Je reviens dans cet article sur l'un des sujets que j'aborde plus longuement dans mon livre « Immortalité numérique ». L’une des clés de voûte de la thèse transhumanisme réside
dans l’accélération sans précédent du progrès technologique qui conduirait, à
courte échéance, à l’émergence d’une singularité technologique : une
superintelligence capable de s’améliorer elle-même et qui prendrait en mains l’avenir
de l’humanité.
Cette hypothèse repose essentiellement sur une extrapolation
de la loi de Moore, pour laquelle, grosso modo, la puissance de calcul de nos
ordinateurs doublerait tous les deux ans.
En positionnant sur un graphe à échelle logarithmique l’évolution de la
puissance des machines depuis l’apparition des premiers calculateurs, on se
rend compte que cela ressemble en effet bigrement au début d’une jolie fonction
exponentielle. En extrapolant, c’est-à-dire en traçant la suite de la courbe en
se basant sur la même progression, on obtient une fonction impressionnante
où la puissance d’un ordinateur dépasse
celle du cerveau humain vers 2030, puis celle de tous les humains de la planète
réunis vers 2045. Aux alentours de 2100, la courbe devient presque verticale
avec une puissance qui tend vers l’infini et au-delà, comme dirait Buzz l’éclair.
La conséquence de cette hypothèse pour Ray Kurzweil et les
transhumanistes est donc évidente : très rapidement la puissance de calcul
sera telle qu’elle permettra à une intelligence artificielle (IA) d’atteindre
un niveau d’intelligence sans précédent et d’accéder à la conscience. Ensuite,
on ne sait plus trop ce qui se passerait, d’où la métaphore de la singularité
qui fait référence à l’horizon des événements d’un trou noir. Cela pourrait-être le début d’un scénario de science-fiction
(et cela l’a été avec plus ou moins de succès), mais beaucoup y croient
réellement jusqu’à devenir une sorte de prédiction quasi-religieuse qui échappe
à toute rationalité.
Dans le monde abstrait des mathématiques, un tel modèle
simple (pour ne pas dire simpliste) conduit à cette conclusion surprenante.

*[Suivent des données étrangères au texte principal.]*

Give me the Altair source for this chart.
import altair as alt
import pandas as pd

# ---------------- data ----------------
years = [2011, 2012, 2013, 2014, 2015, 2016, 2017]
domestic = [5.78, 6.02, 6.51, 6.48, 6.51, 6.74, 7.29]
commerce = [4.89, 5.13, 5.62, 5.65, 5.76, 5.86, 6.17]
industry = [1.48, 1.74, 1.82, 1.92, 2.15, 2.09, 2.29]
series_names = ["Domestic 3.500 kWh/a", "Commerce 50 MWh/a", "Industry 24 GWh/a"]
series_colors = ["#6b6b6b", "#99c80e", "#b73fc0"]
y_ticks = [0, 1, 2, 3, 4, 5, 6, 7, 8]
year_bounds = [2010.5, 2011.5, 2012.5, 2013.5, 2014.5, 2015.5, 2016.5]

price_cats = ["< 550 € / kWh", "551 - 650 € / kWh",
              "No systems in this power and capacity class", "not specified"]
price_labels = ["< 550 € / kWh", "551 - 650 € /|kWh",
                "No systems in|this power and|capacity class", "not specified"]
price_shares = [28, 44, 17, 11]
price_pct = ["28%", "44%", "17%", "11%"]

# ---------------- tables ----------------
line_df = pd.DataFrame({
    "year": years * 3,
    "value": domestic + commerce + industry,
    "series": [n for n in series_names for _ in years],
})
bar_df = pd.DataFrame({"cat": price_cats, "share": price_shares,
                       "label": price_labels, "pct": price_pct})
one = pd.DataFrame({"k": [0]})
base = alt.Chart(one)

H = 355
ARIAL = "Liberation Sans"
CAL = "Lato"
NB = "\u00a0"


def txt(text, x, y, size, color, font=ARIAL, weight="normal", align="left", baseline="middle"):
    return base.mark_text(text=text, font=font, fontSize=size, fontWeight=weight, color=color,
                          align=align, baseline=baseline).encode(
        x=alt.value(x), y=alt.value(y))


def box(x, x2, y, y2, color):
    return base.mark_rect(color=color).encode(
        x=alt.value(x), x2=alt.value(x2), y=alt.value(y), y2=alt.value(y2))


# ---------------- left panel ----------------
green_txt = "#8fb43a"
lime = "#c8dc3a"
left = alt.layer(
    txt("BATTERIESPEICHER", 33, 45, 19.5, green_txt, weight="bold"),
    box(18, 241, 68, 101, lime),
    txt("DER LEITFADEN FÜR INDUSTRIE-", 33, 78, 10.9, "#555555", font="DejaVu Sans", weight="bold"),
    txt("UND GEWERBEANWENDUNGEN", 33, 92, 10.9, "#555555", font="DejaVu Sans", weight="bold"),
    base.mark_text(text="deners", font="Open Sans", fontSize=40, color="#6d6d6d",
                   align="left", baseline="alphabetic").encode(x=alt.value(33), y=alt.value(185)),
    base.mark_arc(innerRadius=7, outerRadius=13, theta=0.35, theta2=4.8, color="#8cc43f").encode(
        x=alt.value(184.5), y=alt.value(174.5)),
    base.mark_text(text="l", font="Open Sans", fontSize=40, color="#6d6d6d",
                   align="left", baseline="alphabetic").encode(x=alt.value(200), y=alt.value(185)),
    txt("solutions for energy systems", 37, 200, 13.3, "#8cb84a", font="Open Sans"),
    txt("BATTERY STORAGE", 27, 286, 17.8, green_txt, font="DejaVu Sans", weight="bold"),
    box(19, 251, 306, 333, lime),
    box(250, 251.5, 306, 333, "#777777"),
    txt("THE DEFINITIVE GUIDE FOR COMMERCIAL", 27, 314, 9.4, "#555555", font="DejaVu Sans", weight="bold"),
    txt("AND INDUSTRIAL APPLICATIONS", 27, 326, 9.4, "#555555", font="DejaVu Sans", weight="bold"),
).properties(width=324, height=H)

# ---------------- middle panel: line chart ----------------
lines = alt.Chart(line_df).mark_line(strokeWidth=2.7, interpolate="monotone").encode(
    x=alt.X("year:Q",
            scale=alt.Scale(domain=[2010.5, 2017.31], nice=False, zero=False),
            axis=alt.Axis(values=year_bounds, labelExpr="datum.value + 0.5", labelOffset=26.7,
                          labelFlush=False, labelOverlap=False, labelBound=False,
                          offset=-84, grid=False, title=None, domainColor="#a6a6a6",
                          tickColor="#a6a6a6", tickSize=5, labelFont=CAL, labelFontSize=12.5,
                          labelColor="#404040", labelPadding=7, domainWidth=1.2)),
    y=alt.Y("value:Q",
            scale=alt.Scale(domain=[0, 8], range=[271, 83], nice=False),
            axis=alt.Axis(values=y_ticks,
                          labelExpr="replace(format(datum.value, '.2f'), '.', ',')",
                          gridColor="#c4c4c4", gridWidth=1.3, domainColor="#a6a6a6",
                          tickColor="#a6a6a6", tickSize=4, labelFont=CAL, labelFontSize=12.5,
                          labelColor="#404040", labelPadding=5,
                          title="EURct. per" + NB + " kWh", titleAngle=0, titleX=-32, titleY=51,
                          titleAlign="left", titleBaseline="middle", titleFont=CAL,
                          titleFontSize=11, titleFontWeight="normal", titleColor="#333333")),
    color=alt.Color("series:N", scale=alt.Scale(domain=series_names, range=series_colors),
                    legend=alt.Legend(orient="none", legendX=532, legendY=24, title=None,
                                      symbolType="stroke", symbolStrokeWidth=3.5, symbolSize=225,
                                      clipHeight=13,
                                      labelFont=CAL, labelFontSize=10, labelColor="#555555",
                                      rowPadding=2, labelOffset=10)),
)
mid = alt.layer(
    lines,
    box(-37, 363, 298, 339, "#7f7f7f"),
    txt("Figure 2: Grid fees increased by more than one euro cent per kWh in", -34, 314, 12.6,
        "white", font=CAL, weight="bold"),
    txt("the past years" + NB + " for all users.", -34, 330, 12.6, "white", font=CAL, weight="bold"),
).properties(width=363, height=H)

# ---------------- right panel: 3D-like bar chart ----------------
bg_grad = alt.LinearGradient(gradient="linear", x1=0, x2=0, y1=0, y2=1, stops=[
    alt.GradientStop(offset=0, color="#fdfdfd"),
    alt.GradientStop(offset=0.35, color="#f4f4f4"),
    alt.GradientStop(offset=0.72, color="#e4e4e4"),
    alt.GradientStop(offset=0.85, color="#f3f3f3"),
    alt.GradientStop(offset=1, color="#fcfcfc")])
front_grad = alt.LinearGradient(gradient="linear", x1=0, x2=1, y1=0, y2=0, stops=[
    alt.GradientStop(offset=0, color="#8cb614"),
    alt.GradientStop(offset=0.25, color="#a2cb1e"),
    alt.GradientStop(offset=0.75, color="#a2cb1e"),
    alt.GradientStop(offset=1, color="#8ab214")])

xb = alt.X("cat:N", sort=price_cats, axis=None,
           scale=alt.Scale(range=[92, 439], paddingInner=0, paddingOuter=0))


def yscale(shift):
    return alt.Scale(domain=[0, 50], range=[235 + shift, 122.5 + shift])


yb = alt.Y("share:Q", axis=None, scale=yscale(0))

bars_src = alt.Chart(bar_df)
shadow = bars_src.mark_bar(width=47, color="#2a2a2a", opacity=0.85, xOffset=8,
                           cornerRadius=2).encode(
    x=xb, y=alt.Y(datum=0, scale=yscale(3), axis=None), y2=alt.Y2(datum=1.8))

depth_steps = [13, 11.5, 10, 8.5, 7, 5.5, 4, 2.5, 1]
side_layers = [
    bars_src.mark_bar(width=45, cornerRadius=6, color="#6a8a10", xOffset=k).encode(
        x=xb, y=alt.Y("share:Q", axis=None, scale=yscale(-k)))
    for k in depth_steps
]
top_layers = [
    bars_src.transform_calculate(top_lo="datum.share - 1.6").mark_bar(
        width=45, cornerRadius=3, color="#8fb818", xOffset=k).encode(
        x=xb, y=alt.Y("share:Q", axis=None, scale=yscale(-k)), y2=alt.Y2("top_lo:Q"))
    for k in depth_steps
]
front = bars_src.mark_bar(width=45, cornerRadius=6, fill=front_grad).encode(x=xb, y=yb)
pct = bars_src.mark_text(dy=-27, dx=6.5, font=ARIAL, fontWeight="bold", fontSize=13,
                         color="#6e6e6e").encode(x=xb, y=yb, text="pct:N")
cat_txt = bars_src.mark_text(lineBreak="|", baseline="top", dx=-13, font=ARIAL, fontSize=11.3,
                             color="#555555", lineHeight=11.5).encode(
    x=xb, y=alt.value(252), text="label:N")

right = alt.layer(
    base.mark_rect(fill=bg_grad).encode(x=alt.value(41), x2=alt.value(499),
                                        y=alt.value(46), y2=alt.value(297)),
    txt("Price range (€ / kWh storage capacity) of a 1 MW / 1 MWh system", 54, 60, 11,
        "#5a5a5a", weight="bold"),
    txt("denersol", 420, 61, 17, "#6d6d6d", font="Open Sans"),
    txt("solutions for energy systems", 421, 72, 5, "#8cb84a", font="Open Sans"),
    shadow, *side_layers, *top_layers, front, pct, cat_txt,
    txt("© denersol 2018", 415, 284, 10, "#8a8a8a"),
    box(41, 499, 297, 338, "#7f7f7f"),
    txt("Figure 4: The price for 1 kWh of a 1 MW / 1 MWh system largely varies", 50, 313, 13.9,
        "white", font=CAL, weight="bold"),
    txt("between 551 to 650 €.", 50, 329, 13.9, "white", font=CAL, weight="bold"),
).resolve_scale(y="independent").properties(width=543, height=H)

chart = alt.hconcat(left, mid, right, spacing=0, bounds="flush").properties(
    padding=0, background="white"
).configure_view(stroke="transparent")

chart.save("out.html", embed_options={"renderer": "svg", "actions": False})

Toutefois, dans la réalité, une telle extrapolation ne tient pas la route une
seule seconde. Elle néglige en effet un
si grand nombre de paramètres, que cela en devient fascinant. Ainsi, pour ne
citer que les plus évidents, elle ne
tient absolument pas compte de l’énergie et des ressources nécessaires.
Pourtant, nous prenons conscience à quel point les ressources planétaires sont
limités. Elle ne tient pas compte non plus de l’aplatissement constatée depuis
plusieurs années de la fameuse loi de Moore. Elle ne tient pas compte encore du
fait que la puissance de calcul n’est pas l’intelligence. Elle ne tient pas
compte enfin de l’impact sur l’économie et la société, du rejet social qu’elle ne
manquerait pas de provoquer, etc. En
conclusion l’hypothèse de la singularité technologique est une expérience de
pensée intéressante, mais elle ne résiste pas à la complexité de la réalité.
À quoi ressemble alors la courbe de l’accroissement du
progrès technologique si ce n’est pas une exponentielle ?
Une première évidence est que le progrès technologique est
une courbe croissante. Toutefois, comme pour l’évolution biologique, celle-ci n’est
pas non plus linéaire ni constante. Si l’on
considère une innovation particulière, sa propagation dans le temps est en
général assez bien décrite par une fonction en S de type sigmoïde. À un niveau plus global, l’évolution
technologique montre une succession non-linéaire d’accroissements rapides suivis
de périodes de stases plus ou moins longues. Le cas particulier de l’IA est
assez édifiant sur ce point, avec ses périodes d’intense innovation et ses « hivers »
successifs. Cela rappelle évidemment la théorie des équilibres ponctués
formulée par l’évolutionniste Stephen Jay Gould. Cela rejoint aussi l’hypothèse
que j’ai formulée il y a quelques années déjà à propos de « l’évolution aubord du chaos ».
En outre, comme dans la théorie de Gould, il peut arriver
des événements « catastrophiques » qui ralentissent fortement voir « reset »
l’évolution, avant de repartir… Or, les dangers qui nous guettent sont non-négligeables :
épuisement des ressources planétaires, pollution, réchauffement climatique, pandémie,
crise économique majeure, guerre mondiale, etc. Il faut donc espérer que notre intelligence et notre niveau
technologique, sans devenir infinis, deviennent suffisants pour les éviter ou
sinon, en atténuer les conséquences.